## Written request:
Leaving out the pictures, retype the lines from the beginning of the listing through the line containing "(613,778) -- (1300,778);".

** START Collected material **

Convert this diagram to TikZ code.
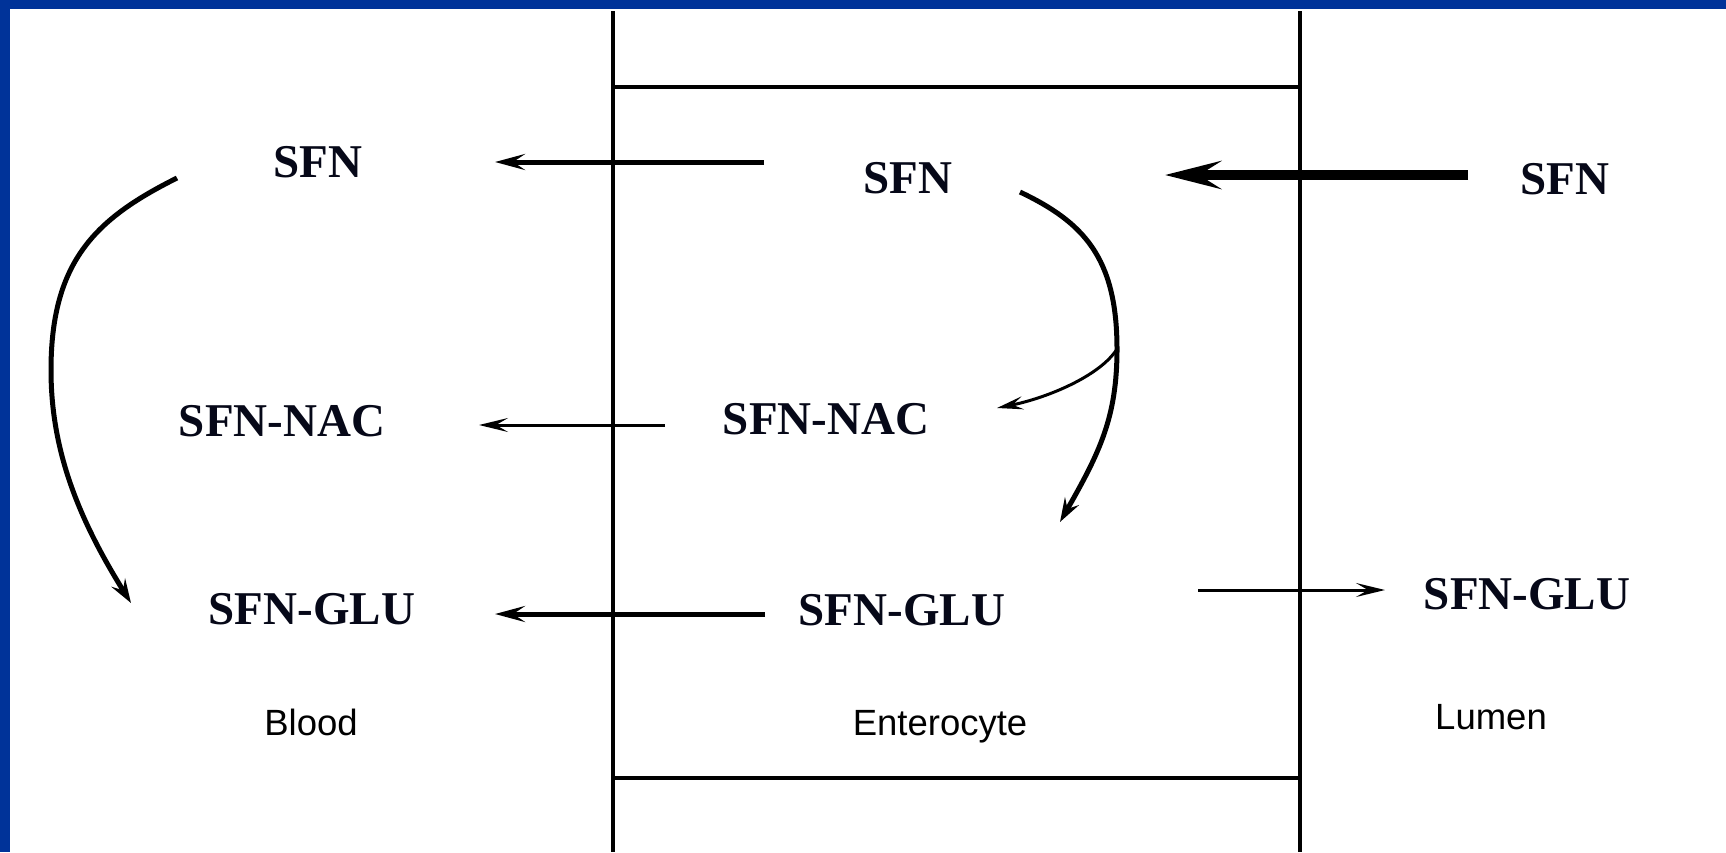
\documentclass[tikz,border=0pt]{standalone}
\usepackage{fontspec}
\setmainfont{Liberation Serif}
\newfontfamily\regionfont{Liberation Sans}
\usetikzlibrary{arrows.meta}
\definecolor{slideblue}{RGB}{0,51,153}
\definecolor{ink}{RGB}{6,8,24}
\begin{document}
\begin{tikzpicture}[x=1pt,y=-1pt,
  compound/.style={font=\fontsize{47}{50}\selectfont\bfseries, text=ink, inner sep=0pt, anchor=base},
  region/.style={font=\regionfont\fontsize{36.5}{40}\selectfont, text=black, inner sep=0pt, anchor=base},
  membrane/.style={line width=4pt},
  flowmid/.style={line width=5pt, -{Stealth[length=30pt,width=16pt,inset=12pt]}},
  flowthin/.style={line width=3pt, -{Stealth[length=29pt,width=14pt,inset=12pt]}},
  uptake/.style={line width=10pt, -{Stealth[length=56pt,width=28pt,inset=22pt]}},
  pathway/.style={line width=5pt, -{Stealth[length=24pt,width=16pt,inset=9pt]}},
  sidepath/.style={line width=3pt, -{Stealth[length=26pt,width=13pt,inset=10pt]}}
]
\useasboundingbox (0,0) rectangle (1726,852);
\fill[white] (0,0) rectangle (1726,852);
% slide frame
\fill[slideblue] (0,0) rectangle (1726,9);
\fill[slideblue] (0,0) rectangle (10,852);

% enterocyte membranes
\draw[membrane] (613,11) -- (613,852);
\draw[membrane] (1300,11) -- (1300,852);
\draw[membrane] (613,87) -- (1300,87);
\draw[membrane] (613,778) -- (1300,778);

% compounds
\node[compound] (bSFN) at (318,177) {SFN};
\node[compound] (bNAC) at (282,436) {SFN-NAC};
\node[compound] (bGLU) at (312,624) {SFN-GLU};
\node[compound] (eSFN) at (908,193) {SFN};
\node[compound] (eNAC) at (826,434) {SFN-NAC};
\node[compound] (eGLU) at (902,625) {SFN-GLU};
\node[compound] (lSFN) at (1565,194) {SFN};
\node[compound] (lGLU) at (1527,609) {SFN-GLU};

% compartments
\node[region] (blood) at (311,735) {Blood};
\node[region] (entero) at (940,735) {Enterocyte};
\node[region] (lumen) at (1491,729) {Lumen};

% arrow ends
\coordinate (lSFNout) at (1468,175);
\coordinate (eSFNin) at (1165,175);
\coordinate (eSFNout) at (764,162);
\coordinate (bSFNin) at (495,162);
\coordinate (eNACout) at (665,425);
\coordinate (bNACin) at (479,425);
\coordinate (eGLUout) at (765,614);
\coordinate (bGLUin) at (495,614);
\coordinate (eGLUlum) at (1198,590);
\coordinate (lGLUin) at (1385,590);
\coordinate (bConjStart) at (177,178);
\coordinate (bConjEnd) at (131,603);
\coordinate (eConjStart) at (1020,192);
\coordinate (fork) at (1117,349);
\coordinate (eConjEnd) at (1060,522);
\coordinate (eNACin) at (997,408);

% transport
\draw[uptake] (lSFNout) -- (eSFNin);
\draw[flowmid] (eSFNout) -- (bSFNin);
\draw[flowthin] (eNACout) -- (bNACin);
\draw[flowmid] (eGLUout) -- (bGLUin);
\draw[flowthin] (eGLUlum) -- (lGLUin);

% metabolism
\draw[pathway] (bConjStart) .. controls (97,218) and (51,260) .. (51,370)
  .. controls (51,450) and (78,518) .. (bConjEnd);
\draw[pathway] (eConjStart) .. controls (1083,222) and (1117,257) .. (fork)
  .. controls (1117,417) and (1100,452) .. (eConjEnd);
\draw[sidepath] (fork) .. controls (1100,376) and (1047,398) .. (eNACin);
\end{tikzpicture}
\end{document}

** END Collected material **

## The completed task:
Convert this diagram to TikZ code.
\documentclass[tikz,border=0pt]{standalone}
\usepackage{fontspec}
\setmainfont{Liberation Serif}
\newfontfamily\regionfont{Liberation Sans}
\usetikzlibrary{arrows.meta}
\definecolor{slideblue}{RGB}{0,51,153}
\definecolor{ink}{RGB}{6,8,24}
\begin{document}
\begin{tikzpicture}[x=1pt,y=-1pt,
  compound/.style={font=\fontsize{47}{50}\selectfont\bfseries, text=ink, inner sep=0pt, anchor=base},
  region/.style={font=\regionfont\fontsize{36.5}{40}\selectfont, text=black, inner sep=0pt, anchor=base},
  membrane/.style={line width=4pt},
  flowmid/.style={line width=5pt, -{Stealth[length=30pt,width=16pt,inset=12pt]}},
  flowthin/.style={line width=3pt, -{Stealth[length=29pt,width=14pt,inset=12pt]}},
  uptake/.style={line width=10pt, -{Stealth[length=56pt,width=28pt,inset=22pt]}},
  pathway/.style={line width=5pt, -{Stealth[length=24pt,width=16pt,inset=9pt]}},
  sidepath/.style={line width=3pt, -{Stealth[length=26pt,width=13pt,inset=10pt]}}
]
\useasboundingbox (0,0) rectangle (1726,852);
\fill[white] (0,0) rectangle (1726,852);
% slide frame
\fill[slideblue] (0,0) rectangle (1726,9);
\fill[slideblue] (0,0) rectangle (10,852);

% enterocyte membranes
\draw[membrane] (613,11) -- (613,852);
\draw[membrane] (1300,11) -- (1300,852);
\draw[membrane] (613,87) -- (1300,87);
\draw[membrane] (613,778) -- (1300,778);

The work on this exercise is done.